Il motivo da cui parto nella mia prestazione è prioritariamente religioso, morale e sociale (quest’ultimo trova le sue radici in quelle precedenti). Sono, prima di tutto cristiano-cattolico, e questo motiva le mie scelte e mi affida una responsabilità universale: la mia vita non è fine a se stessa, ma ognuno è creato per gli altri e per il bene della creazione, d’altronde «Se amate coloro che vi amano, quale ricompensa ne avete?»
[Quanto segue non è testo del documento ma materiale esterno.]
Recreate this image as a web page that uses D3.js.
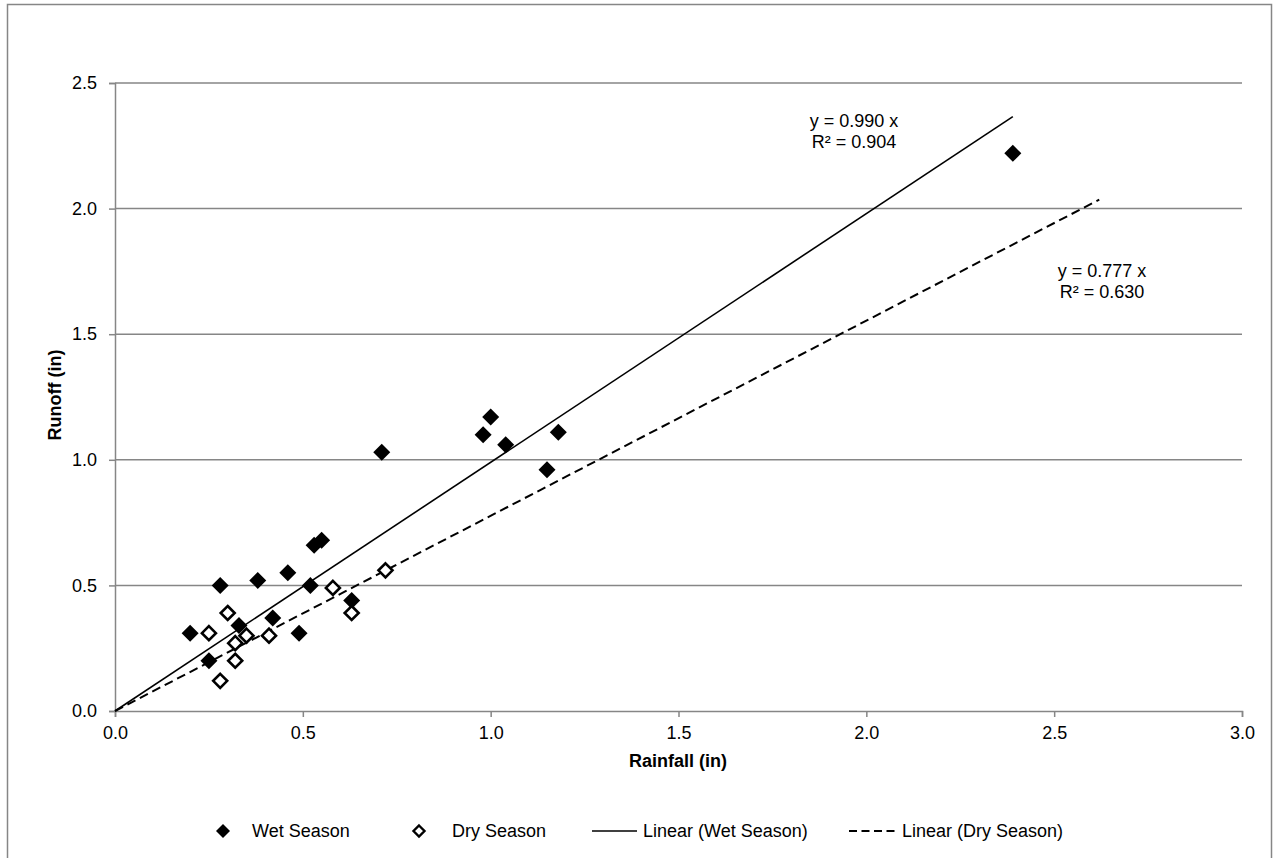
<!DOCTYPE html>
<html><head><meta charset="utf-8">
<script src="https://cdn.jsdelivr.net/npm/d3@7"></script>
<style>body{margin:0;background:#fff;}svg{display:block;font-family:"Liberation Sans",Arial,sans-serif;}</style>
</head><body>
<svg id="c" width="1273" height="858"></svg>
<script>
// ---- data ----
const wetX = [0.20,0.25,0.28,0.33,0.38,0.42,0.46,0.49,0.52,0.53,0.55,0.63,0.71,0.98,1.00,1.04,1.15,1.18,2.39];
const wetY = [0.31,0.20,0.50,0.34,0.52,0.37,0.55,0.31,0.50,0.66,0.68,0.44,1.03,1.10,1.17,1.06,0.96,1.11,2.22];
const dryX = [0.25,0.28,0.30,0.32,0.32,0.35,0.41,0.58,0.63,0.72];
const dryY = [0.31,0.12,0.39,0.27,0.20,0.30,0.30,0.49,0.39,0.56];
const trendNames = ["Linear (Wet Season)","Linear (Dry Season)"];
const trendSlopes = [0.990, 0.777];
const trendR2 = [0.904, 0.630];
const trendXEnd = [2.39, 2.62];
const xTicks = [0,0.5,1.0,1.5,2.0,2.5,3.0];
const yTicks = [0,0.5,1.0,1.5,2.0,2.5];
const seriesNames = ["Wet Season","Dry Season"];

const svg = d3.select("#c");
const W = 1273, H = 858;
const x = d3.scaleLinear().domain([0,3]).range([115,1242]);
const y = d3.scaleLinear().domain([0,2.5]).range([711,83]);
const gray = "#868686";

// outer border
svg.append("rect").attr("x",7.5).attr("y",4.5).attr("width",1264).attr("height",900)
  .attr("fill","none").attr("stroke",gray).attr("stroke-width",1.5);

// gridlines
svg.append("g").selectAll("line").data(yTicks.filter(d=>d>0)).join("line")
  .attr("x1",x(0)).attr("x2",x(3)).attr("y1",d=>y(d)).attr("y2",d=>y(d))
  .attr("stroke",gray).attr("stroke-width",1.5);

// axes
const fmt = d3.format(".1f");
const gx = svg.append("g").attr("transform",`translate(0,${y(0)})`)
  .call(d3.axisBottom(x).tickValues(xTicks).tickFormat(fmt).tickSize(6).tickPadding(9));
const gy = svg.append("g").attr("transform",`translate(${x(0)},0)`)
  .call(d3.axisLeft(y).tickValues(yTicks).tickFormat(fmt).tickSize(6).tickPadding(12));
[gx,gy].forEach(g=>{
  g.select(".domain").attr("stroke",gray).attr("stroke-width",1.5);
  g.selectAll(".tick line").attr("stroke",gray).attr("stroke-width",1.5);
  g.selectAll(".tick text").attr("fill","#000").style("font-size","18px")
   .style("font-family","'Liberation Sans',Arial,sans-serif");
});

// axis titles
svg.append("text").attr("x",678).attr("y",767).attr("text-anchor","middle")
  .style("font-size","18px").style("font-weight","bold").text("Rainfall (in)");
svg.append("text").attr("transform","translate(61,395) rotate(-90)").attr("text-anchor","middle")
  .style("font-size","18px").style("font-weight","bold").text("Runoff (in)");

// trendlines
const dashes = [null,"9,5"];
const widths = [1.6,2];
trendSlopes.forEach((m,i)=>{
  svg.append("line").attr("x1",x(0)).attr("y1",y(0))
    .attr("x2",x(trendXEnd[i])).attr("y2",y(m*trendXEnd[i]))
    .attr("stroke","#000").attr("stroke-width",widths[i])
    .attr("stroke-dasharray",dashes[i]);
});

// markers
const diamond = (cx,cy,r)=>`M${cx},${cy-r}L${cx+r},${cy}L${cx},${cy+r}L${cx-r},${cy}Z`;
svg.append("g").selectAll("path").data(wetX.map((v,i)=>[v,wetY[i]])).join("path")
  .attr("d",d=>diamond(x(d[0]),y(d[1]),8.5)).attr("fill","#000");
svg.append("g").selectAll("path").data(dryX.map((v,i)=>[v,dryY[i]])).join("path")
  .attr("d",d=>diamond(x(d[0]),y(d[1]),7)).attr("fill","#fff").attr("stroke","#000").attr("stroke-width",2.6);

// trendline labels
const labelPos = [[854,127],[1102,277]];
trendSlopes.forEach((m,i)=>{
  const t = svg.append("text").attr("text-anchor","middle").style("font-size","18px");
  t.append("tspan").attr("x",labelPos[i][0]).attr("y",labelPos[i][1]).text(`y = ${m.toFixed(3)} x`);
  t.append("tspan").attr("x",labelPos[i][0]).attr("y",labelPos[i][1]+21).text(`R² = ${trendR2[i].toFixed(3)}`);
});

// legend
const ly = 831;
const lg = svg.append("g");
lg.append("path").attr("d",diamond(223,ly,7)).attr("fill","#000");
lg.append("text").attr("x",252).attr("y",ly+6).style("font-size","18px").text(seriesNames[0]);
lg.append("path").attr("d",diamond(419,ly,5.5)).attr("fill","#fff").attr("stroke","#000").attr("stroke-width",2.4);
lg.append("text").attr("x",452).attr("y",ly+6).style("font-size","18px").text(seriesNames[1]);
lg.append("line").attr("x1",592).attr("x2",637).attr("y1",ly).attr("y2",ly).attr("stroke","#000").attr("stroke-width",1.6);
lg.append("text").attr("x",643).attr("y",ly+6).style("font-size","18px").text(trendNames[0]);
lg.append("line").attr("x1",849).attr("x2",896).attr("y1",ly).attr("y2",ly).attr("stroke","#000").attr("stroke-width",2).attr("stroke-dasharray","8,4.5");
lg.append("text").attr("x",902).attr("y",ly+6).style("font-size","18px").text(trendNames[1]);
</script>
</body></html>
(Mt 5,46). La Parola di Dio e i vari insegnamenti, diventano dovere morale per il quale opero: «Non fare agli altri quello che non vuoi che sia fatto a te stesso… fai agli altri quello che vuoi che sia fatto a te stesso»,

«Ama il prossimo tuo come te stesso» (Mc 12,31). Da questo parte l’impegno che si snoda nel campo sociale e culturale, specificamente della mobilità umana: fare comunione con tutti, offrendo tutto noi stessi, corpo, anima, intelligenza, capacità, conoscenze, empatia agli altri esseri, creati a immagine e somiglianza di Dio, a partire da chi è maggiormente nel bisogno, senza distinzione alcuna.

Oggi i bisogni nel mondo sono tantissimi, alcuni reali, altri creati dal nostro perbenismo e dalle nostre ideologie di comodo, ma se ognuno di noi desse (di là dalle parole) l’uno per mille della propria vita, del proprio tempo, dei propri averi per gli altri, degli affetti, non avremmo né povertà, né solitudine, né ammalati mentali… saremmo un tutt’uno con gli altri e risolveremmo i loro problemi, come altri risolverebbero i nostri. Questa non è utopia, utopia è, semmai, pensare a se stessi con esclusione dell’operacosmica di Dio.